* Requirement:
Give the data again exactly as written, skipping any pictures.

* Stored data:

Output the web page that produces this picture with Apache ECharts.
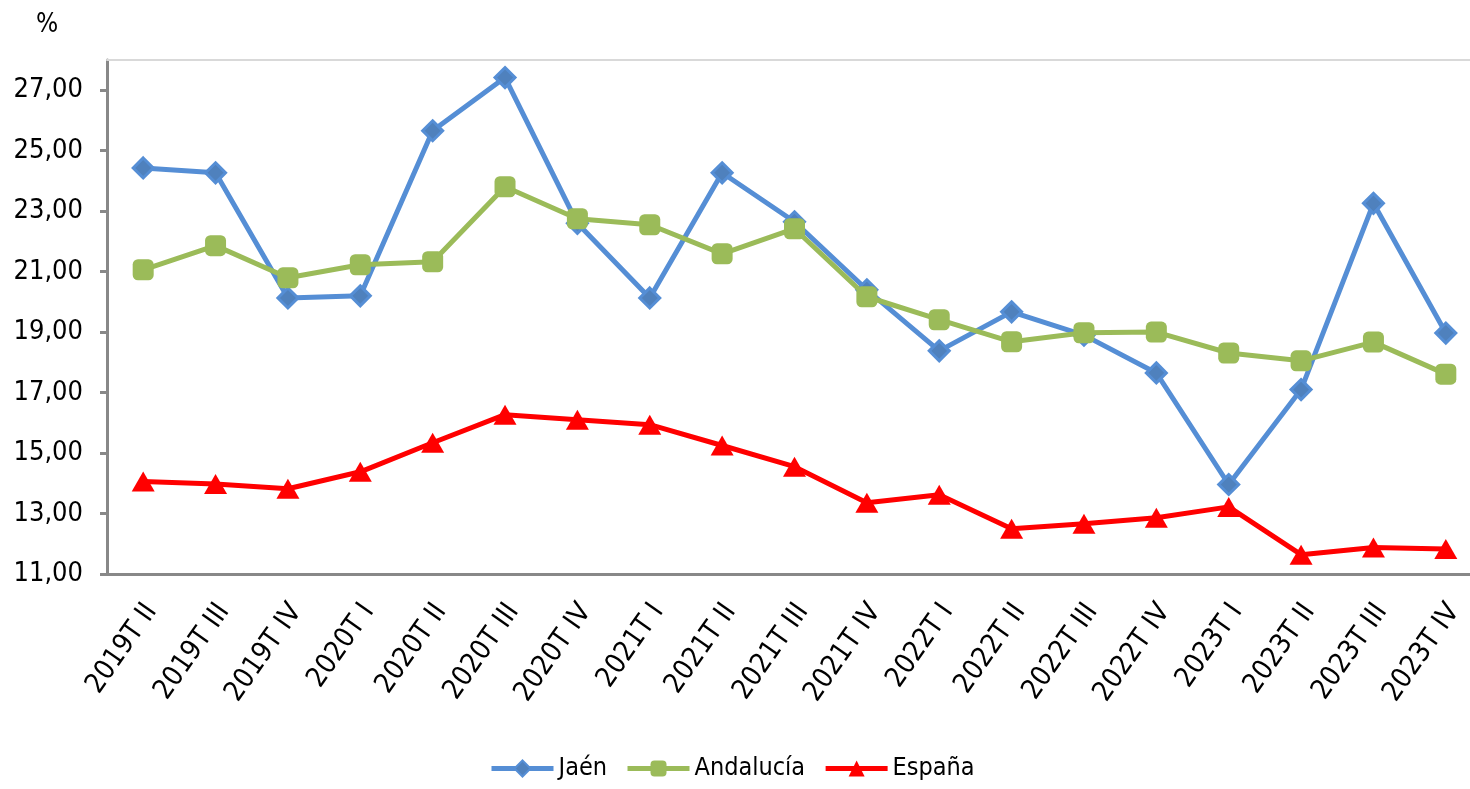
<!DOCTYPE html>
<html>
<head>
<meta charset="utf-8">
<script src="https://cdn.jsdelivr.net/npm/echarts@6/dist/echarts.min.js"></script>
<style>
  html, body { margin: 0; padding: 0; background: #fff; overflow: hidden; }
  #chart { width: 1484px; height: 789px; }
</style>
</head>
<body>
<div id="chart"></div>
<script>
const categories = ['2019T II', '2019T III', '2019T IV', '2020T I', '2020T II', '2020T III', '2020T IV',
  '2021T I', '2021T II', '2021T III', '2021T IV', '2022T I', '2022T II', '2022T III', '2022T IV',
  '2023T I', '2023T II', '2023T III', '2023T IV'];

const jaen = [24.43, 24.27, 20.13, 20.2, 25.66, 27.42, 22.6, 20.13, 24.27, 22.65, 20.4, 18.38,
  19.67, 18.9, 17.65, 13.96, 17.1, 23.26, 18.97];
const andalucia = [21.06, 21.86, 20.8, 21.23, 21.33, 23.81, 22.75, 22.55, 21.59, 22.42, 20.17, 19.41,
  18.68, 18.98, 19.0, 18.31, 18.05, 18.67, 17.61];
const espana = [14.06, 13.98, 13.82, 14.38, 15.34, 16.27, 16.1, 15.94, 15.25, 14.55, 13.36, 13.62,
  12.5, 12.66, 12.86, 13.22, 11.64, 11.88, 11.83];

const font = '"DejaVu Sans Condensed", "DejaVu Sans", sans-serif';
const diamond = 'path://M0,-1 L1,0 L0,1 L-1,0 Z';

const chart = echarts.init(document.getElementById('chart'));

chart.setOption({
  animation: false,
  textStyle: { fontFamily: font },
  title: {
    text: '%', left: 31, top: 7,
    textStyle: { fontFamily: font, fontSize: 26, fontWeight: 'normal', color: '#000' }
  },
  legend: {
    bottom: 3, left: 484,
    itemWidth: 62, itemHeight: 20, itemGap: 18,
    lineStyle: { width: 5 },
    textStyle: { fontFamily: font, fontSize: 25, color: '#000' },
    data: ['Jaén', 'Andalucía', 'España']
  },
  grid: { left: 107, right: 2, top: 60, bottom: 215, containLabel: false },
  xAxis: [{
    type: 'category',
    data: categories,
    axisLine: { lineStyle: { color: '#888', width: 3 } },
    axisTick: { lineStyle: { color: '#888', width: 3 }, length: 8 },
    axisLabel: {
      rotate: 55, fontSize: 28, color: '#000', interval: 0, margin: 27, fontFamily: font,
      verticalAlign: 'top', lineHeight: 20
    }
  }, {
    type: 'category',
    position: 'top',
    data: categories,
    axisLine: { lineStyle: { color: '#d9d9d9', width: 2 } },
    axisTick: { show: false },
    axisLabel: { show: false }
  }],
  yAxis: {
    type: 'value', min: 11, max: 28, interval: 2,
    axisLine: { show: true, lineStyle: { color: '#888', width: 3 } },
    axisTick: { show: true, length: 7, lineStyle: { color: '#888', width: 3 } },
    splitLine: { show: false },
    axisLabel: {
      fontSize: 27, color: '#000', margin: 24, showMaxLabel: false, fontFamily: font,
      formatter: v => v.toFixed(2).replace('.', ',')
    }
  },
  series: [{
    name: 'Jaén', type: 'line', data: jaen,
    symbol: diamond, symbolSize: 20,
    lineStyle: { color: '#558ED5', width: 5 },
    itemStyle: { color: '#4F81BD', borderColor: '#558ED5', borderWidth: 3 },
    z: 2
  }, {
    name: 'Andalucía', type: 'line', data: andalucia,
    symbol: 'roundRect', symbolSize: 21,
    lineStyle: { color: '#9BBB59', width: 5 },
    itemStyle: { color: '#9BBB59' },
    z: 3
  }, {
    name: 'España', type: 'line', data: espana,
    symbol: 'triangle', symbolSize: [23, 20],
    lineStyle: { color: '#FF0000', width: 5 },
    itemStyle: { color: '#FF0000' },
    z: 4
  }]
});
</script>
</body>
</html>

* Solution to this exercise:
Output the web page that produces this picture with Apache ECharts.
<!DOCTYPE html>
<html>
<head>
<meta charset="utf-8">
<script src="https://cdn.jsdelivr.net/npm/echarts@6/dist/echarts.min.js"></script>
<style>
  html, body { margin: 0; padding: 0; background: #fff; overflow: hidden; }
  #chart { width: 1484px; height: 789px; }
</style>
</head>
<body>
<div id="chart"></div>
<script>
const categories = ['2019T II', '2019T III', '2019T IV', '2020T I', '2020T II', '2020T III', '2020T IV',
  '2021T I', '2021T II', '2021T III', '2021T IV', '2022T I', '2022T II', '2022T III', '2022T IV',
  '2023T I', '2023T II', '2023T III', '2023T IV'];

const jaen = [24.43, 24.27, 20.13, 20.2, 25.66, 27.42, 22.6, 20.13, 24.27, 22.65, 20.4, 18.38,
  19.67, 18.9, 17.65, 13.96, 17.1, 23.26, 18.97];
const andalucia = [21.06, 21.86, 20.8, 21.23, 21.33, 23.81, 22.75, 22.55, 21.59, 22.42, 20.17, 19.41,
  18.68, 18.98, 19.0, 18.31, 18.05, 18.67, 17.61];
const espana = [14.06, 13.98, 13.82, 14.38, 15.34, 16.27, 16.1, 15.94, 15.25, 14.55, 13.36, 13.62,
  12.5, 12.66, 12.86, 13.22, 11.64, 11.88, 11.83];

const font = '"DejaVu Sans Condensed", "DejaVu Sans", sans-serif';
const diamond = 'path://M0,-1 L1,0 L0,1 L-1,0 Z';

const chart = echarts.init(document.getElementById('chart'));

chart.setOption({
  animation: false,
  textStyle: { fontFamily: font },
  title: {
    text: '%', left: 31, top: 7,
    textStyle: { fontFamily: font, fontSize: 26, fontWeight: 'normal', color: '#000' }
  },
  legend: {
    bottom: 3, left: 484,
    itemWidth: 62, itemHeight: 20, itemGap: 18,
    lineStyle: { width: 5 },
    textStyle: { fontFamily: font, fontSize: 25, color: '#000' },
    data: ['Jaén', 'Andalucía', 'España']
  },
  grid: { left: 107, right: 2, top: 60, bottom: 215, containLabel: false },
  xAxis: [{
    type: 'category',
    data: categories,
    axisLine: { lineStyle: { color: '#888', width: 3 } },
    axisTick: { lineStyle: { color: '#888', width: 3 }, length: 8 },
    axisLabel: {
      rotate: 55, fontSize: 28, color: '#000', interval: 0, margin: 27, fontFamily: font,
      verticalAlign: 'top', lineHeight: 20
    }
  }, {
    type: 'category',
    position: 'top',
    data: categories,
    axisLine: { lineStyle: { color: '#d9d9d9', width: 2 } },
    axisTick: { show: false },
    axisLabel: { show: false }
  }],
  yAxis: {
    type: 'value', min: 11, max: 28, interval: 2,
    axisLine: { show: true, lineStyle: { color: '#888', width: 3 } },
    axisTick: { show: true, length: 7, lineStyle: { color: '#888', width: 3 } },
    splitLine: { show: false },
    axisLabel: {
      fontSize: 27, color: '#000', margin: 24, showMaxLabel: false, fontFamily: font,
      formatter: v => v.toFixed(2).replace('.', ',')
    }
  },
  series: [{
    name: 'Jaén', type: 'line', data: jaen,
    symbol: diamond, symbolSize: 20,
    lineStyle: { color: '#558ED5', width: 5 },
    itemStyle: { color: '#4F81BD', borderColor: '#558ED5', borderWidth: 3 },
    z: 2
  }, {
    name: 'Andalucía', type: 'line', data: andalucia,
    symbol: 'roundRect', symbolSize: 21,
    lineStyle: { color: '#9BBB59', width: 5 },
    itemStyle: { color: '#9BBB59' },
    z: 3
  }, {
    name: 'España', type: 'line', data: espana,
    symbol: 'triangle', symbolSize: [23, 20],
    lineStyle: { color: '#FF0000', width: 5 },
    itemStyle: { color: '#FF0000' },
    z: 4
  }]
});
</script>
</body>
</html>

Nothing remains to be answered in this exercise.